Конечно, Бакланов жестоко оскорбился, а на всех присутствовавших такое обращение с заслуженным боевым человеком произвело неприятное впечатление.
Но оригинальнее всего, что после такого ответа сам же Н. Н. Муравьев сделал представление в Петербург, выставил в лучшем свете заслуги Бакланова и ходатайствовал о награждении его единовременным пособием в пять тысяч рублей, что и было исполнено. К чему же этот столь резкий и неуместный в отношении к генералу ответ в присутствии множества посторонних лиц и нескольких казачьих офицеров и даже казаков?..
Войдя в дом, занятый главным местным начальником, и увидев в одной комнате несколько персидских ковров, Николай Николаевич обратился к генералу Врангелю с вопросами:
– Что это, ковры казенные?
– Да-с, казенные.
– Ну, и верно особый смотритель для них полагается?
– Нет-с, не полагается.
Вопросы были с иронией, а ответы с раздражением, тем более естественным, что ковры были заведены еще предместником барона и он не мог отвечать за действия другого, если бы действия были даже и самые противозаконные, чего уже никак нельзя было сказать о нескольких коврах, приобретенных на деньги, отпущенные для меблировки казенного дома. От предложенного обеда Муравьев отказался и потребовал себе редьку, гречневую кашу с постным маслом и квасу (был Великий пост). Спартанская трапеза вызвала всеобщую улыбку…
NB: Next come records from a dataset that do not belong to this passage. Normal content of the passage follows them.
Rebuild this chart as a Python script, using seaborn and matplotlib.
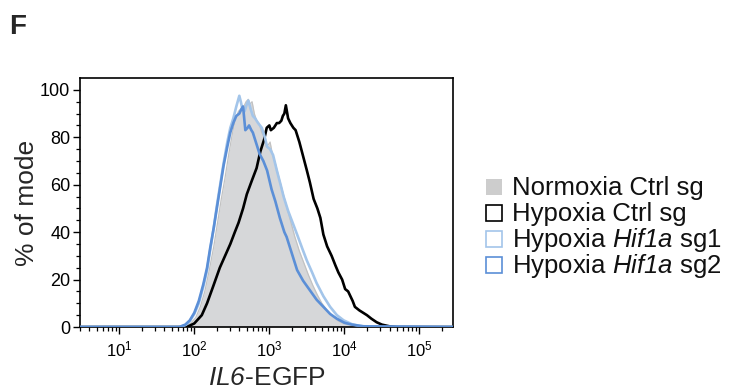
import numpy as np
import pandas as pd
import matplotlib
matplotlib.use("Agg")
import matplotlib.pyplot as plt
from matplotlib.patches import Rectangle
import seaborn as sns

# ---- data (log10 of IL6-EGFP intensity, % of mode) ----
normoxia_log = [0.45, 1.85, 1.95, 2.02, 2.08, 2.14, 2.20, 2.26, 2.31, 2.36, 2.41, 2.46, 2.51, 2.55, 2.59,
                2.62, 2.66, 2.69, 2.72, 2.74, 2.77, 2.80, 2.83, 2.86, 2.90, 2.93, 2.96, 2.99, 3.01, 3.04,
                3.08, 3.12, 3.17, 3.22, 3.28, 3.34, 3.40, 3.46, 3.52, 3.58, 3.64, 3.70, 3.77, 3.84, 3.92,
                4.00, 4.10, 4.22, 4.40, 5.45]
normoxia_val = [0, 0, 1.5, 4, 8.5, 15, 24, 34, 44, 54, 63, 73, 82, 88, 91,
                92, 93, 95, 96, 94, 95, 90, 87, 86, 82, 80, 76, 77, 78, 73,
                69, 64, 58, 52, 45, 38, 32, 27, 22, 17.5, 13.5, 10, 7, 4.5, 2.5,
                1.3, 0.6, 0.2, 0, 0]

hyp_ctrl_log = [0.45, 1.90, 2.00, 2.10, 2.17, 2.25, 2.34, 2.41, 2.48, 2.54, 2.59, 2.65, 2.70, 2.77, 2.83,
                2.88, 2.93, 2.965, 3.00, 3.02, 3.06, 3.10, 3.13, 3.16, 3.18, 3.20, 3.22, 3.25, 3.28, 3.32,
                3.35, 3.40, 3.45, 3.50, 3.54, 3.59, 3.64, 3.68, 3.72, 3.77, 3.83, 3.88, 3.92, 3.97, 4.01,
                4.05, 4.08, 4.11, 4.14, 4.20, 4.25, 4.30, 4.36, 4.43, 4.50, 4.60, 4.70, 5.45]
hyp_ctrl_val = [0, 0, 1.5, 5, 10, 17, 25, 30, 35, 40, 44, 50, 56, 62, 67,
                74, 79, 84, 85, 83, 84, 86, 86, 87, 89, 90, 93.5, 88, 86, 84,
                83, 78, 72, 66, 61, 54, 50, 46, 39, 34, 30, 26, 23, 20, 16,
                15, 13, 11, 8.5, 7, 6, 5, 3.5, 2, 1, 0.3, 0, 0]

sg1_log = [0.45, 1.80, 1.88, 1.94, 2.00, 2.06, 2.12, 2.17, 2.21, 2.26, 2.30, 2.35, 2.39, 2.44, 2.48,
           2.52, 2.56, 2.60, 2.62, 2.64, 2.67, 2.70, 2.72, 2.75, 2.78, 2.81, 2.85, 2.90, 2.94, 2.97,
           3.01, 3.05, 3.10, 3.15, 3.19, 3.25, 3.31, 3.37, 3.44, 3.50, 3.57, 3.63, 3.72, 3.81, 3.90,
           3.99, 4.10, 4.20, 4.35, 5.45]
sg1_val = [0, 0, 0.8, 2.5, 5.5, 10, 17, 24, 32, 42, 51, 61, 69, 78, 84,
           88, 93, 97.5, 95, 92, 91, 94, 95.5, 92, 89, 88, 86, 84, 80, 76,
           75, 72.5, 66, 60, 55, 49, 44, 39, 33, 28, 23, 18.5, 13, 8.5, 5,
           2.8, 1.2, 0.5, 0, 0]

sg2_log = [0.45, 1.80, 1.88, 1.94, 2.00, 2.06, 2.12, 2.17, 2.21, 2.26, 2.30, 2.35, 2.39, 2.44, 2.48,
           2.52, 2.56, 2.60, 2.63, 2.65, 2.68, 2.71, 2.73, 2.76, 2.78, 2.82, 2.87, 2.92, 2.97, 3.03,
           3.08, 3.14, 3.20, 3.23, 3.30, 3.37, 3.45, 3.54, 3.63, 3.72, 3.81, 3.90, 4.00, 4.10, 4.25,
           5.45]
sg2_val = [0, 0, 1, 2.8, 6, 11, 18, 25, 33, 42, 50, 60, 68, 76, 82,
           86, 89, 90, 92, 93, 83, 84, 85, 83, 82, 78, 73, 70, 66, 58,
           53, 46, 40, 38, 31, 24, 19.5, 15.5, 11.5, 8.5, 5.5, 3.5, 1.8, 1, 0.3,
           0]

# \mathbf is mapped to the italic face below so that digits stay italic too
labels = ["Normoxia Ctrl sg", "Hypoxia Ctrl sg",
          "Hypoxia $\\mathbf{Hif1a}$ sg1", "Hypoxia $\\mathbf{Hif1a}$ sg2"]
y_ticks = [0, 20, 40, 60, 80, 100]

# ---- style ----
sns.set_style("ticks")
plt.rcParams["font.family"] = ["Liberation Sans", "DejaVu Sans"]
plt.rcParams["mathtext.fontset"] = "custom"
plt.rcParams["mathtext.rm"] = "Liberation Sans"
plt.rcParams["mathtext.it"] = "Liberation Sans:italic"
plt.rcParams["mathtext.bf"] = "Liberation Sans:italic"

grey_fill = "#d6d7d9"
grey_edge = "#c2c2c2"
black = "#000000"
light_blue = "#a3c5ea"
mid_blue = "#5b8fd7"

W, H = 729, 390
fig = plt.figure(figsize=(W / 100, H / 100), dpi=100)
ax = fig.add_axes([80 / W, 1 - 327 / H, 373 / W, 249 / H])

frames = []
for name, lx, lv in [("hyp", hyp_ctrl_log, hyp_ctrl_val),
                     ("sg1", sg1_log, sg1_val),
                     ("sg2", sg2_log, sg2_val)]:
    frames.append(pd.DataFrame({"x": np.power(10.0, lx), "y": lv, "s": name}))
df = pd.concat(frames, ignore_index=True)

nx = np.power(10.0, normoxia_log)
ax.fill_between(nx, 0, normoxia_val, color=grey_fill, lw=0, zorder=1)
ax.plot(nx, normoxia_val, color=grey_edge, lw=0.9, zorder=1.5)

sns.lineplot(data=df, x="x", y="y", hue="s", estimator=None, sort=False,
             palette={"hyp": black, "sg1": light_blue, "sg2": mid_blue},
             hue_order=["hyp", "sg1", "sg2"], linewidth=1.9, legend=False, ax=ax, zorder=3)

ax.set_xscale("log")
ax.set_xlim(3.0, 2.8e5)
ax.set_ylim(0, 105)
ax.set_yticks(y_ticks)
ax.set_yticks(np.arange(0, 105, 5), minor=True)
ax.set_xticks([1e1, 1e2, 1e3, 1e4, 1e5])

for sp in ax.spines.values():
    sp.set_visible(True)
    sp.set_color("black")
    sp.set_linewidth(1.2)

ax.tick_params(axis="both", which="major", direction="out", length=5, width=1.0,
               colors="black", pad=2)
ax.tick_params(axis="both", which="minor", direction="out", length=3, width=0.9, colors="black")
ax.tick_params(axis="y", labelsize=13)
ax.tick_params(axis="x", labelsize=12, pad=4)

ax.set_xlabel("$\\mathbf{IL6}$-EGFP", fontsize=19, labelpad=5)
ax.set_ylabel("% of mode", fontsize=19, labelpad=1)

# ---- legend (drawn as figure artists) ----
leg_colors = [("#cdcdcd", "none"), ("white", black), ("white", light_blue), ("white", mid_blue)]
row_bottom = [195, 221, 247, 273]
for (fc, ec), lab, yb in zip(leg_colors, labels, row_bottom):
    fig.patches.append(Rectangle((486 / W, 1 - yb / H), 16 / W, 16 / H,
                                 transform=fig.transFigure, facecolor=fc,
                                 edgecolor=ec, lw=1.2 if ec != "none" else 0))
    fig.text(512 / W, 1 - (yb - 0.5) / H, lab, fontsize=18.5, ha="left", va="baseline",
             color="#111111")

fig.text(0.012, 0.93, "F", fontsize=20, fontweight="bold", ha="left", va="center")

fig.savefig("out.png", dpi=100)
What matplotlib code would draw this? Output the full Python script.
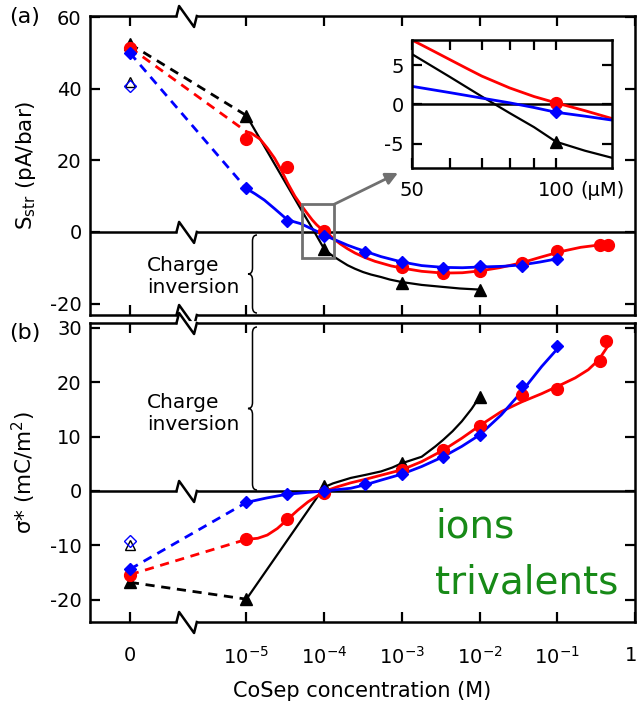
import numpy as np
import matplotlib
matplotlib.use("Agg")
import matplotlib.pyplot as plt
import matplotlib.transforms as mtransforms
from matplotlib.path import Path
from matplotlib.patches import PathPatch, Rectangle
from matplotlib.ticker import NullLocator, FixedLocator, NullFormatter

plt.rcParams["axes.unicode_minus"] = False
plt.rcParams["font.family"] = ["DejaVu Sans"]

# ---------------- data (concentration in M) ----------------
# panel (a): streaming conductance S_str (pA/bar)
conc_tri_a = [0, 1e-5, 1e-4, 1e-3, 1e-2]
tri_a = [52.5, 32.5, -4.8, -14.3, -16.1]
conc_circ_a = [0, 1e-5, 3.3e-5, 1e-4, 1e-3, 3.4e-3, 1e-2, 3.5e-2, 1e-1, 0.35, 0.45]
circ_a = [51.5, 26.0, 18.0, 0.2, -9.8, -11.5, -10.8, -8.7, -5.2, -3.6, -3.7]
conc_dia_a = [0, 1e-5, 3.3e-5, 1e-4, 3.4e-4, 1e-3, 3.4e-3, 1e-2, 3.5e-2, 1e-1]
dia_a = [50.0, 12.2, 3.1, -1.0, -5.5, -8.5, -10.1, -9.4, -9.6, -7.6]
open_tri_a, open_dia_a = 41.8, 40.8

fit_tri_a_x = [1e-5, 5e-5, 7.5e-5, 1e-4, 1.1e-4, 1.2e-4, 1.31e-4, 1.6e-4, 2e-4, 2.5e-4, 3.16e-4,
               4e-4, 5.4e-4, 7e-4, 1e-3, 1.8e-3, 3.16e-3, 5.6e-3, 1e-2]
fit_tri_a_y = [32.5, 6.4, 0.0, -4.75, -5.5, -6.2, -6.8, -8.0, -9.3, -10.3, -11.2,
               -11.9, -12.6, -13.3, -14.0, -14.8, -15.3, -15.8, -16.1]
fit_circ_a_x = [1e-5, 1.15e-5, 1.5e-5, 1.86e-5, 2.3e-5, 2.8e-5, 3.4e-5, 4.2e-5, 5e-5, 6e-5, 7e-5,
                8e-5, 9e-5, 1e-4, 1.15e-4, 1.31e-4, 1.6e-4, 2e-4, 2.5e-4, 3.3e-4, 4.5e-4, 7.3e-4,
                1e-3, 1.8e-3, 3.4e-3, 6e-3, 1e-2, 1.8e-2, 3.5e-2, 6e-2, 1.1e-1, 0.2, 0.36]
fit_circ_a_y = [28.0, 27.6, 25.9, 23.4, 20.6, 17.3, 13.6, 10.0, 7.6, 5.3, 3.4,
                2.0, 1.0, 0.2, -0.7, -1.8, -3.3, -4.7, -5.9, -7.1, -8.2, -9.5,
                -10.1, -11.0, -11.5, -11.4, -10.9, -10.0, -8.6, -7.1, -5.5, -4.3, -3.6]
fit_dia_a_x = [1e-5, 1.3e-5, 1.7e-5, 2.3e-5, 3.2e-5, 4e-5, 5e-5, 6e-5, 7e-5, 8e-5, 9e-5, 1e-4,
               1.31e-4, 1.6e-4, 2e-4, 2.6e-4, 3.46e-4, 5.4e-4, 1e-3, 1.8e-3, 3.4e-3, 6e-3, 1e-2,
               2e-2, 3.5e-2, 6e-2, 1e-1]
fit_dia_a_y = [12.1, 10.6, 8.9, 6.5, 3.8, 2.9, 2.3, 1.5, 0.8, 0.2, -0.3, -0.9,
               -2.0, -2.8, -3.7, -4.6, -5.5, -6.9, -8.4, -9.4, -9.9, -10.0, -9.8,
               -9.6, -9.2, -8.4, -7.5]

# panel (b): effective charge sigma* (mC/m2)
conc_tri_b = [0, 1e-5, 1e-4, 1e-3, 1e-2]
tri_b = [-16.8, -19.9, 0.9, 5.1, 17.3]
conc_circ_b = [0, 1e-5, 3.3e-5, 1e-4, 1e-3, 3.4e-3, 1e-2, 3.5e-2, 1e-1, 0.35, 0.42]
circ_b = [-15.4, -8.9, -5.2, -0.3, 3.9, 7.5, 11.9, 17.6, 18.7, 23.9, 27.6]
conc_dia_b = [0, 1e-5, 3.3e-5, 1e-4, 3.4e-4, 1e-3, 3.4e-3, 1e-2, 3.5e-2, 1e-1]
dia_b = [-14.4, -2.1, -0.6, 0.0, 1.3, 3.1, 6.3, 10.3, 19.3, 26.7]
open_tri_b, open_dia_b = -9.9, -9.2

fit_tri_b_x = [1e-5, 1e-4, 1.3e-4, 2.2e-4, 3.5e-4, 5.4e-4, 7.5e-4, 1e-3, 1.8e-3, 2.7e-3, 3.4e-3,
               4.5e-3, 5.9e-3, 7.9e-3, 1e-2]
fit_tri_b_y = [-19.9, 0.7, 1.4, 2.4, 3.0, 3.6, 4.3, 5.1, 6.3, 8.2, 9.4,
               11.0, 12.8, 15.1, 17.3]
fit_circ_b_x = [1e-5, 1.4e-5, 1.86e-5, 2.5e-5, 3.4e-5, 4.6e-5, 6.2e-5, 1e-4, 1.5e-4, 2.2e-4,
                3.5e-4, 5.4e-4, 1e-3, 1.8e-3, 3.4e-3, 5.9e-3, 1e-2, 1.9e-2, 3.5e-2, 6.3e-2,
                1.1e-1, 0.17, 0.25, 0.34, 0.46]
fit_circ_b_y = [-8.9, -8.7, -8.1, -6.9, -5.2, -3.5, -2.0, -0.1, 0.8, 1.5,
                2.2, 2.9, 3.9, 5.4, 7.5, 9.7, 12.0, 14.6, 16.4, 17.9,
                19.5, 20.8, 22.3, 24.1, 26.9]
fit_dia_b_x = [1e-5, 1.8e-5, 3.3e-5, 1e-4, 2.2e-4, 3.5e-4, 5.4e-4, 1e-3, 1.8e-3, 3.4e-3, 5.9e-3,
               1e-2, 1.9e-2, 3.5e-2, 6.3e-2, 1.1e-1]
fit_dia_b_y = [-2.1, -1.3, -0.6, 0.0, 0.5, 1.2, 2.0, 3.1, 4.5, 6.3, 8.2,
               10.3, 14.0, 18.3, 22.9, 26.8]

# inset (concentration in uM)
inset_x_tri = [50, 60, 70, 80, 90, 100, 115, 131]
inset_y_tri = [6.4, 3.5, 1.0, -1.1, -2.9, -4.75, -5.9, -6.8]
inset_x_circ = [50, 55, 60, 65, 70, 80, 90, 100, 115, 131]
inset_y_circ = [8.2, 6.9, 5.7, 4.6, 3.6, 2.1, 1.0, 0.2, -0.8, -1.8]
inset_x_dia = [50, 60, 70, 80, 90, 100, 115, 131]
inset_y_dia = [2.3, 1.5, 0.8, 0.2, -0.4, -1.0, -1.5, -2.0]
inset_pts = {"tri": -4.75, "circ": 0.2, "dia": -1.0}

xticks = [0, 1e-5, 1e-4, 1e-3, 1e-2, 1e-1, 1]
xticklabels = ["0", "$10^{-5}$", "$10^{-4}$", "$10^{-3}$", "$10^{-2}$", "$10^{-1}$", "1"]

# ---------------- figure ----------------
W, H = 639, 701
fig = plt.figure(figsize=(W / 100, H / 100), dpi=100)


def fx(px):
    return px / W


def fy(py):
    return 1 - py / H


ax_a = fig.add_axes([fx(90), fy(315), fx(635) - fx(90), fy(16) - fy(315)])
ax_b = fig.add_axes([fx(90), fy(622), fx(635) - fx(90), fy(323) - fy(622)])

RED, BLUE, BLACK = "#ff0000", "#0000ff", "#000000"
YLIM_A = (-23.2, 60.3)
YLIM_B = (-24.1, 30.9)


def style_axis(ax, ylim, yticks, show_xlabels):
    ax.set_xscale("symlog", linthresh=1e-6, linscale=0.45)
    ax.set_xlim(-1.03e-6, 1.0)
    ax.set_ylim(*ylim)
    ax.xaxis.set_major_locator(FixedLocator(xticks))
    ax.xaxis.set_minor_locator(NullLocator())
    ax.set_yticks(yticks)
    if show_xlabels:
        ax.set_xticklabels(xticklabels)
    else:
        ax.set_xticklabels([])
    ax.tick_params(direction="in", length=7, width=1.6, top=True, right=True,
                   labelsize=14, pad=6)
    ax.tick_params(axis="x", pad=17)
    for s in ax.spines.values():
        s.set_linewidth(1.8)
    ax.axhline(0, color="k", lw=1.8, zorder=1.5)


def draw_break(ax, yfrac):
    tr = mtransforms.blended_transform_factory(ax.transData, ax.transAxes)
    up, dn = 10 / 299, 11 / 299
    ax.plot([1.26e-6, 2.3e-6], [yfrac, yfrac], color="white", lw=3.5,
            transform=tr, clip_on=False, zorder=5, solid_capstyle="butt")
    ax.plot([1.26e-6, 1.36e-6, 2.12e-6, 2.3e-6], [yfrac, yfrac + up, yfrac - dn, yfrac],
            color="k", lw=1.8, transform=tr, clip_on=False, zorder=6)


def panel(ax, tri, circ, dia, fits, opens):
    (ctri, ytri), (ccirc, ycirc), (cdia, ydia) = tri, circ, dia
    # dashed connections from zero concentration
    for (c, y), col, end in [((ctri, ytri), BLACK, fits[0][1][0]),
                             ((ccirc, ycirc), RED, fits[1][1][0]),
                             ((cdia, ydia), BLUE, fits[2][1][0])]:
        ax.plot([c[0], c[1]], [y[0], end], ls=(0, (3.3, 2.4)), color=col, lw=2.0, zorder=2)
    # fits
    ax.plot(*fits[0], color=BLACK, lw=1.6, zorder=3)
    ax.plot(*fits[1], color=RED, lw=2.0, zorder=3)
    ax.plot(*fits[2], color=BLUE, lw=2.0, zorder=3)
    # open symbols at zero
    ax.plot([0], [opens[0]], marker="^", ms=7, mfc="white", mec=BLACK, mew=1, ls="none", zorder=4)
    ax.plot([0], [opens[1]], marker="D", ms=6, mfc="none", mec=BLUE, mew=1, ls="none", zorder=4)
    # markers
    ax.plot(ctri, ytri, "^", color=BLACK, ms=8.5, ls="none", zorder=4)
    ax.plot(ccirc, ycirc, "o", color=RED, ms=8.5, ls="none", zorder=4)
    ax.plot(cdia, ydia, "D", color=BLUE, ms=6.5, ls="none", zorder=4)


style_axis(ax_a, YLIM_A, [-20, 0, 20, 40, 60], False)
style_axis(ax_b, YLIM_B, [-20, -10, 0, 10, 20, 30], True)

# pull the last "1" label slightly inside the figure
lab = ax_b.get_xticklabels()[-1]
lab.set_transform(lab.get_transform() + mtransforms.ScaledTranslation(-4 / 100, 0, fig.dpi_scale_trans))

panel(ax_a, (conc_tri_a, tri_a), (conc_circ_a, circ_a), (conc_dia_a, dia_a),
      [(fit_tri_a_x, fit_tri_a_y), (fit_circ_a_x, fit_circ_a_y), (fit_dia_a_x, fit_dia_a_y)],
      (open_tri_a, open_dia_a))
panel(ax_b, (conc_tri_b, tri_b), (conc_circ_b, circ_b), (conc_dia_b, dia_b),
      [(fit_tri_b_x, fit_tri_b_y), (fit_circ_b_x, fit_circ_b_y), (fit_dia_b_x, fit_dia_b_y)],
      (open_tri_b, open_dia_b))

for ax, ylim in [(ax_a, YLIM_A), (ax_b, YLIM_B)]:
    for yf in (0.0, 1.0, (0 - ylim[0]) / (ylim[1] - ylim[0])):
        draw_break(ax, yf)

ax_a.set_ylabel(r"S$_{\rm str}$ (pA/bar)", fontsize=15.5)
ax_b.set_ylabel(r"σ* (mC/m$^2$)", fontsize=15.5)
ax_a.yaxis.set_label_coords(-0.096, 0.5)
ax_b.yaxis.set_label_coords(-0.096, 0.5)
ax_b.set_xlabel("CoSep concentration (M)", fontsize=15, labelpad=10)
fig.text(fx(9), fy(17), "(a)", fontsize=16, va="center", ha="left")
fig.text(fx(9), fy(333), "(b)", fontsize=16, va="center", ha="left")

# charge inversion text + braces
fig.text(fx(147), fy(293), "Charge\ninversion", fontsize=14.5, ha="left", va="baseline",
         linespacing=1.2)
fig.text(fx(147), fy(430), "Charge\ninversion", fontsize=14.5, ha="left", va="baseline",
         linespacing=1.2)


def brace(x_tip, x_end, y0, y1):
    xm = (x_tip + x_end) / 2
    ym = (y0 + y1) / 2
    r = 6
    pts = [(x_end, y0), (xm, y0), (xm, y0 + r), (xm, ym - r), (xm, ym), (x_tip, ym),
           (xm, ym), (xm, ym + r), (xm, y1 - r), (xm, y1), (x_end, y1)]
    codes = [Path.MOVETO, Path.CURVE3, Path.CURVE3, Path.LINETO, Path.CURVE3, Path.CURVE3,
             Path.CURVE3, Path.CURVE3, Path.LINETO, Path.CURVE3, Path.CURVE3]
    verts = [(fx(x), fy(y)) for x, y in pts]
    fig.patches.append(PathPatch(Path(verts, codes), fill=False, lw=1.1, ec="k",
                                 transform=fig.transFigure))


brace(248, 257, 235, 313)
brace(248, 257, 327, 490)

fig.text(fx(435), fy(538), "ions", fontsize=28, color="#178a17", ha="left", va="baseline")
fig.text(fx(435), fy(593), "trivalents", fontsize=28, color="#178a17", ha="left", va="baseline")

# zoom box and arrow
ax_a.add_patch(Rectangle((52e-6, -7.3), 134e-6 - 52e-6, 15.0, fill=False, ec="#707070",
                         lw=2.0, zorder=3.5))
ax_a.annotate("", xy=(fx(398), fy(173)), xycoords="figure fraction",
              xytext=(134e-6, 7.7), textcoords="data",
              arrowprops=dict(arrowstyle="-|>", color="#707070", lw=2.0, mutation_scale=18,
                              shrinkA=0, shrinkB=0))

# inset
ax_i = fig.add_axes([fx(412), fy(168), fx(612) - fx(412), fy(40) - fy(168)])
ax_i.set_xscale("log")
ax_i.set_xlim(50, 131)
ax_i.set_ylim(-8.1, 8.2)
ax_i.axhline(0, color="k", lw=1.8, zorder=1.5)
ax_i.plot(inset_x_tri, inset_y_tri, color=BLACK, lw=1.6)
ax_i.plot(inset_x_circ, inset_y_circ, color=RED, lw=2.0)
ax_i.plot(inset_x_dia, inset_y_dia, color=BLUE, lw=2.0)
ax_i.plot([100], [inset_pts["tri"]], "^", color=BLACK, ms=8.5)
ax_i.plot([100], [inset_pts["circ"]], "o", color=RED, ms=8.5)
ax_i.plot([100], [inset_pts["dia"]], "D", color=BLUE, ms=6.5)
ax_i.xaxis.set_major_locator(FixedLocator([50, 100]))
ax_i.xaxis.set_minor_locator(FixedLocator([60, 70, 80, 90]))
ax_i.set_xticklabels(["50", "100"])
ax_i.xaxis.set_minor_formatter(NullFormatter())
ax_i.set_yticks([-5, 0, 5])
ax_i.tick_params(which="both", direction="in", length=7, width=1.6, top=True, right=True,
                 labelsize=14, pad=6)
ax_i.tick_params(axis="x", pad=9)
for s in ax_i.spines.values():
    s.set_linewidth(1.8)
fig.text(fx(580), fy(196), "(μM)", fontsize=14, ha="left", va="baseline")

fig.savefig("out.png", dpi=100)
Должно быть, эти злополучные ковры и десяток горшков с красивыми комнатными растениями особенно возмутили спартанские наклонности генерала Муравьева, ибо на другое утро адъютант его Клавдий Ермолов показал нам письмо Муравьева к его отцу Алексею Петровичу в Москву, наделавшее в свое время столько шума и вызвавшее резкий ответ одного из кавказских офицеров. Письмо это и ответ на него были впоследствии напечатаны в «Русской старине». Главное содержание письма был упрек Кавказской армии за изнеженность, за роскошь, за упадок ее духа, крайние заботы о своих удобствах, причем проводилась параллель со временем командования Ермоловым, когда он в 1818 году при постройке Грозной жил в землянке, до сих пор скромно стоящей во дворе
Нет сомнения, что знаменитое письмо было набросано под минутным впечатлением неудовольствия, а еще вероятнее – под влиянием сильного предубеждения против управления князя Воронцова, к которому, как известно, генерал Муравьев питал личное нерасположение еще со времен своего командования 5-м пехотным корпусом, расположенным в Новороссийском генерал-губернаторстве, где между Воронцовым и Муравьевым возникли в середине тридцатых годов какие-то неудовольствия, кончившиеся двенадцатилетней опалой последнего. Несомненно также, что впоследствии Муравьев должен был сожалеть о злополучном письме этом и особенно о его разглашении. Как человек умный не мог же он не сознать всей ошибочности выраженного в нем взгляда и, прямо говоря, всей бестактности хулить и унижать армию, во главе коей ему предстояло вести войну в Турции и покорить Кавказ. Не помню, где и от кого наслышался я, что и сам покойный Алексей Петрович Ермолов не одобрил письма Муравьева.